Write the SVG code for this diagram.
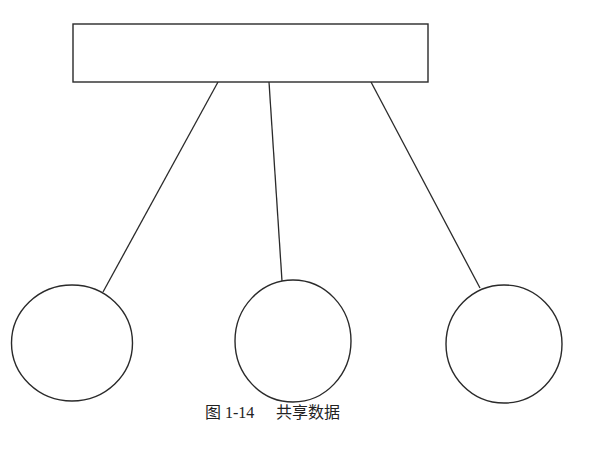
<svg xmlns="http://www.w3.org/2000/svg" width="607" height="455" viewBox="0 0 607 455">
<style>
.s{fill:#fff;stroke:#2a2a2a;stroke-width:1.4}
.c{stroke:#2a2a2a;stroke-width:1.3;fill:none}
.t{font-family:"Liberation Serif","Noto Sans CJK SC",serif;font-size:16px;fill:#222}
</style>
<rect width="607" height="455" fill="#fff"/>
<g id="connectors">
<line class="c" x1="218" y1="82" x2="103" y2="292"/>
<line class="c" x1="269" y1="82" x2="282" y2="281"/>
<line class="c" x1="371" y1="82" x2="480" y2="288"/>
</g>
<g id="shared-data"><rect class="s" x="73" y="24" width="355" height="58"/></g>
<g id="circle-left"><ellipse class="s" cx="72" cy="343" rx="60.5" ry="58"/></g>
<g id="circle-middle"><ellipse class="s" cx="293" cy="341" rx="58" ry="61"/></g>
<g id="circle-right"><ellipse class="s" cx="504" cy="344" rx="58" ry="59"/></g>
<g id="caption"><text class="t" x="205" y="418">图 1-14<tspan x="276">共享数据</tspan></text></g>
</svg>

|---|

[What is required] Restate the data above word for word. Skip every picture.

[Complete answer]
Write the SVG code for this diagram.
<svg xmlns="http://www.w3.org/2000/svg" width="607" height="455" viewBox="0 0 607 455">
<style>
.s{fill:#fff;stroke:#2a2a2a;stroke-width:1.4}
.c{stroke:#2a2a2a;stroke-width:1.3;fill:none}
.t{font-family:"Liberation Serif","Noto Sans CJK SC",serif;font-size:16px;fill:#222}
</style>
<rect width="607" height="455" fill="#fff"/>
<g id="connectors">
<line class="c" x1="218" y1="82" x2="103" y2="292"/>
<line class="c" x1="269" y1="82" x2="282" y2="281"/>
<line class="c" x1="371" y1="82" x2="480" y2="288"/>
</g>
<g id="shared-data"><rect class="s" x="73" y="24" width="355" height="58"/></g>
<g id="circle-left"><ellipse class="s" cx="72" cy="343" rx="60.5" ry="58"/></g>
<g id="circle-middle"><ellipse class="s" cx="293" cy="341" rx="58" ry="61"/></g>
<g id="circle-right"><ellipse class="s" cx="504" cy="344" rx="58" ry="59"/></g>
<g id="caption"><text class="t" x="205" y="418">图 1-14<tspan x="276">共享数据</tspan></text></g>
</svg>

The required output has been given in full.